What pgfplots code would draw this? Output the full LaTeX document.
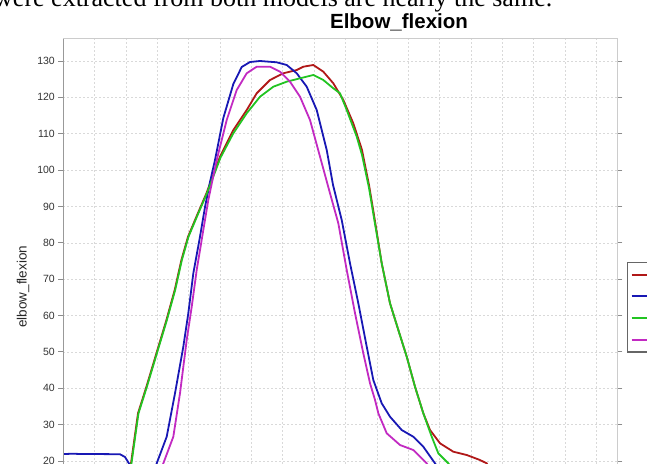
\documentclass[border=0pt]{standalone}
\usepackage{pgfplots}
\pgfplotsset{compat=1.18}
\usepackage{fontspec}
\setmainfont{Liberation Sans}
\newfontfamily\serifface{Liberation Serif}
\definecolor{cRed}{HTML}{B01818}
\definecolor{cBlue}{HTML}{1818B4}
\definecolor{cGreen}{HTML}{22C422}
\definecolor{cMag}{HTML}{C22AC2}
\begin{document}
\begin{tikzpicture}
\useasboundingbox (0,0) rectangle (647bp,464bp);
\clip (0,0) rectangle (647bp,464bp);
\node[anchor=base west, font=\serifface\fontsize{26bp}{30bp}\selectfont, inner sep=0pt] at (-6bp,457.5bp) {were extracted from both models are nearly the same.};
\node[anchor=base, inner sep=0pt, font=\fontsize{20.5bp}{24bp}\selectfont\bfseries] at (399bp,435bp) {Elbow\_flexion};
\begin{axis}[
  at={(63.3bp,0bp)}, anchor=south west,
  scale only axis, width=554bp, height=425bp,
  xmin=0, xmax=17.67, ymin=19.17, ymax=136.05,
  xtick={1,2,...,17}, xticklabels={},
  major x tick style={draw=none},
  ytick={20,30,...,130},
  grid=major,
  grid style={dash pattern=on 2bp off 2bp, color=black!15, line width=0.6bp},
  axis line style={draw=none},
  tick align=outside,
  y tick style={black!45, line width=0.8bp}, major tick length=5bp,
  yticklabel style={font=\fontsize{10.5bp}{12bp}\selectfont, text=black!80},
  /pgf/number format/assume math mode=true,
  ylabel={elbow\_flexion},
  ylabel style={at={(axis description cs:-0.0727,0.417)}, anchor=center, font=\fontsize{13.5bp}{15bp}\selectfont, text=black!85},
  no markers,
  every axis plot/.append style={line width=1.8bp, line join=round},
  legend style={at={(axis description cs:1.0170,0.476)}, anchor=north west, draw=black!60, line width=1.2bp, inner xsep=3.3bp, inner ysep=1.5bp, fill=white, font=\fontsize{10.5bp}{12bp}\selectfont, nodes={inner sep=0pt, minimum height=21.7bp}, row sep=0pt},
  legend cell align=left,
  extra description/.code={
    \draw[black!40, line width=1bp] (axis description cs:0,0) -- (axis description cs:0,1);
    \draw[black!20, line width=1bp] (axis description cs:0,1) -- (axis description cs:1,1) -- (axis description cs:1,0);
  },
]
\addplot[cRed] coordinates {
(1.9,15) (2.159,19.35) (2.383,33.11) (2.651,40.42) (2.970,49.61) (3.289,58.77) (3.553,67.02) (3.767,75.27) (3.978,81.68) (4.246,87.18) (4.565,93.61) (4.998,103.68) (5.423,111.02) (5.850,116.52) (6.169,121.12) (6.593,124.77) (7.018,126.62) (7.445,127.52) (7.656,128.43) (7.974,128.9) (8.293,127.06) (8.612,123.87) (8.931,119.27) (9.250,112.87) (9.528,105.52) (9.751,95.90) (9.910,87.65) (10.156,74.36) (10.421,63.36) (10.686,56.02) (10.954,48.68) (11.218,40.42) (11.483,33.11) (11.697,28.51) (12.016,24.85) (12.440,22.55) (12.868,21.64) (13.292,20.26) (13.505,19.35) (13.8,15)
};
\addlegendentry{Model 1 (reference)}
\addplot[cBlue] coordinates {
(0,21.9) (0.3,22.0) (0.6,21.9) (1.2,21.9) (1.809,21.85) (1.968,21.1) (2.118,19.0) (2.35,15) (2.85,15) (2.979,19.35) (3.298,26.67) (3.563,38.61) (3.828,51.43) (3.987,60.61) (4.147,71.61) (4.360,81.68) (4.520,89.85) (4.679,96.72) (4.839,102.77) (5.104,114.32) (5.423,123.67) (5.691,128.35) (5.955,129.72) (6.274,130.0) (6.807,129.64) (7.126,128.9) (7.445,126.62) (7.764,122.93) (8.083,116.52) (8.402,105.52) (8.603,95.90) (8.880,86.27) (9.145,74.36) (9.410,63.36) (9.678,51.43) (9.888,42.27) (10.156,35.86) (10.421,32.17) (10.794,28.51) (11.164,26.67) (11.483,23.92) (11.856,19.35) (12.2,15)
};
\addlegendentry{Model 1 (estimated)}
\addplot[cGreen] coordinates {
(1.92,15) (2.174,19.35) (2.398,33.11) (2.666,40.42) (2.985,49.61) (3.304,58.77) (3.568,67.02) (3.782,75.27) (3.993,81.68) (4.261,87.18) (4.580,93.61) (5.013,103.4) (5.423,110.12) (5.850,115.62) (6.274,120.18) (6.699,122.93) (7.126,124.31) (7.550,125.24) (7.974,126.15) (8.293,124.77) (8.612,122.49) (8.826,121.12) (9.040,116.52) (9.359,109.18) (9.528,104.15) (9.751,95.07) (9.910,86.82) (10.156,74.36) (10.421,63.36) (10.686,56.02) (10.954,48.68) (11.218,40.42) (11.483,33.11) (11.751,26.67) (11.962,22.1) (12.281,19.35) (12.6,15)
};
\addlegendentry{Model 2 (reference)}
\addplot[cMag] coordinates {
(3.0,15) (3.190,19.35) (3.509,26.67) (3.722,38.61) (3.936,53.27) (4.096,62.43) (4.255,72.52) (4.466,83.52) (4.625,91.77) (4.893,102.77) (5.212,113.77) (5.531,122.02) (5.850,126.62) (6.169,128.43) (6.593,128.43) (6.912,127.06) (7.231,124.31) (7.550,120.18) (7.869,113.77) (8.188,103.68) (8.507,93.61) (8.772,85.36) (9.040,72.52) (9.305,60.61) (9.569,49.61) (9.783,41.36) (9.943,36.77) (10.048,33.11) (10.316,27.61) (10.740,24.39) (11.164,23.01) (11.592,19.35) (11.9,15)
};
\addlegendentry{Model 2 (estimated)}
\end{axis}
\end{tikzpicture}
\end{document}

> **AIM OF THE EXERCISE**
Quote everything in the listing above exactly; pictures are the only thing to omit.

> **COMPLETED EXERCISE**
What pgfplots code would draw this? Output the full LaTeX document.
\documentclass[border=0pt]{standalone}
\usepackage{pgfplots}
\pgfplotsset{compat=1.18}
\usepackage{fontspec}
\setmainfont{Liberation Sans}
\newfontfamily\serifface{Liberation Serif}
\definecolor{cRed}{HTML}{B01818}
\definecolor{cBlue}{HTML}{1818B4}
\definecolor{cGreen}{HTML}{22C422}
\definecolor{cMag}{HTML}{C22AC2}
\begin{document}
\begin{tikzpicture}
\useasboundingbox (0,0) rectangle (647bp,464bp);
\clip (0,0) rectangle (647bp,464bp);
\node[anchor=base west, font=\serifface\fontsize{26bp}{30bp}\selectfont, inner sep=0pt] at (-6bp,457.5bp) {were extracted from both models are nearly the same.};
\node[anchor=base, inner sep=0pt, font=\fontsize{20.5bp}{24bp}\selectfont\bfseries] at (399bp,435bp) {Elbow\_flexion};
\begin{axis}[
  at={(63.3bp,0bp)}, anchor=south west,
  scale only axis, width=554bp, height=425bp,
  xmin=0, xmax=17.67, ymin=19.17, ymax=136.05,
  xtick={1,2,...,17}, xticklabels={},
  major x tick style={draw=none},
  ytick={20,30,...,130},
  grid=major,
  grid style={dash pattern=on 2bp off 2bp, color=black!15, line width=0.6bp},
  axis line style={draw=none},
  tick align=outside,
  y tick style={black!45, line width=0.8bp}, major tick length=5bp,
  yticklabel style={font=\fontsize{10.5bp}{12bp}\selectfont, text=black!80},
  /pgf/number format/assume math mode=true,
  ylabel={elbow\_flexion},
  ylabel style={at={(axis description cs:-0.0727,0.417)}, anchor=center, font=\fontsize{13.5bp}{15bp}\selectfont, text=black!85},
  no markers,
  every axis plot/.append style={line width=1.8bp, line join=round},
  legend style={at={(axis description cs:1.0170,0.476)}, anchor=north west, draw=black!60, line width=1.2bp, inner xsep=3.3bp, inner ysep=1.5bp, fill=white, font=\fontsize{10.5bp}{12bp}\selectfont, nodes={inner sep=0pt, minimum height=21.7bp}, row sep=0pt},
  legend cell align=left,
  extra description/.code={
    \draw[black!40, line width=1bp] (axis description cs:0,0) -- (axis description cs:0,1);
    \draw[black!20, line width=1bp] (axis description cs:0,1) -- (axis description cs:1,1) -- (axis description cs:1,0);
  },
]
\addplot[cRed] coordinates {
(1.9,15) (2.159,19.35) (2.383,33.11) (2.651,40.42) (2.970,49.61) (3.289,58.77) (3.553,67.02) (3.767,75.27) (3.978,81.68) (4.246,87.18) (4.565,93.61) (4.998,103.68) (5.423,111.02) (5.850,116.52) (6.169,121.12) (6.593,124.77) (7.018,126.62) (7.445,127.52) (7.656,128.43) (7.974,128.9) (8.293,127.06) (8.612,123.87) (8.931,119.27) (9.250,112.87) (9.528,105.52) (9.751,95.90) (9.910,87.65) (10.156,74.36) (10.421,63.36) (10.686,56.02) (10.954,48.68) (11.218,40.42) (11.483,33.11) (11.697,28.51) (12.016,24.85) (12.440,22.55) (12.868,21.64) (13.292,20.26) (13.505,19.35) (13.8,15)
};
\addlegendentry{Model 1 (reference)}
\addplot[cBlue] coordinates {
(0,21.9) (0.3,22.0) (0.6,21.9) (1.2,21.9) (1.809,21.85) (1.968,21.1) (2.118,19.0) (2.35,15) (2.85,15) (2.979,19.35) (3.298,26.67) (3.563,38.61) (3.828,51.43) (3.987,60.61) (4.147,71.61) (4.360,81.68) (4.520,89.85) (4.679,96.72) (4.839,102.77) (5.104,114.32) (5.423,123.67) (5.691,128.35) (5.955,129.72) (6.274,130.0) (6.807,129.64) (7.126,128.9) (7.445,126.62) (7.764,122.93) (8.083,116.52) (8.402,105.52) (8.603,95.90) (8.880,86.27) (9.145,74.36) (9.410,63.36) (9.678,51.43) (9.888,42.27) (10.156,35.86) (10.421,32.17) (10.794,28.51) (11.164,26.67) (11.483,23.92) (11.856,19.35) (12.2,15)
};
\addlegendentry{Model 1 (estimated)}
\addplot[cGreen] coordinates {
(1.92,15) (2.174,19.35) (2.398,33.11) (2.666,40.42) (2.985,49.61) (3.304,58.77) (3.568,67.02) (3.782,75.27) (3.993,81.68) (4.261,87.18) (4.580,93.61) (5.013,103.4) (5.423,110.12) (5.850,115.62) (6.274,120.18) (6.699,122.93) (7.126,124.31) (7.550,125.24) (7.974,126.15) (8.293,124.77) (8.612,122.49) (8.826,121.12) (9.040,116.52) (9.359,109.18) (9.528,104.15) (9.751,95.07) (9.910,86.82) (10.156,74.36) (10.421,63.36) (10.686,56.02) (10.954,48.68) (11.218,40.42) (11.483,33.11) (11.751,26.67) (11.962,22.1) (12.281,19.35) (12.6,15)
};
\addlegendentry{Model 2 (reference)}
\addplot[cMag] coordinates {
(3.0,15) (3.190,19.35) (3.509,26.67) (3.722,38.61) (3.936,53.27) (4.096,62.43) (4.255,72.52) (4.466,83.52) (4.625,91.77) (4.893,102.77) (5.212,113.77) (5.531,122.02) (5.850,126.62) (6.169,128.43) (6.593,128.43) (6.912,127.06) (7.231,124.31) (7.550,120.18) (7.869,113.77) (8.188,103.68) (8.507,93.61) (8.772,85.36) (9.040,72.52) (9.305,60.61) (9.569,49.61) (9.783,41.36) (9.943,36.77) (10.048,33.11) (10.316,27.61) (10.740,24.39) (11.164,23.01) (11.592,19.35) (11.9,15)
};
\addlegendentry{Model 2 (estimated)}
\end{axis}
\end{tikzpicture}
\end{document}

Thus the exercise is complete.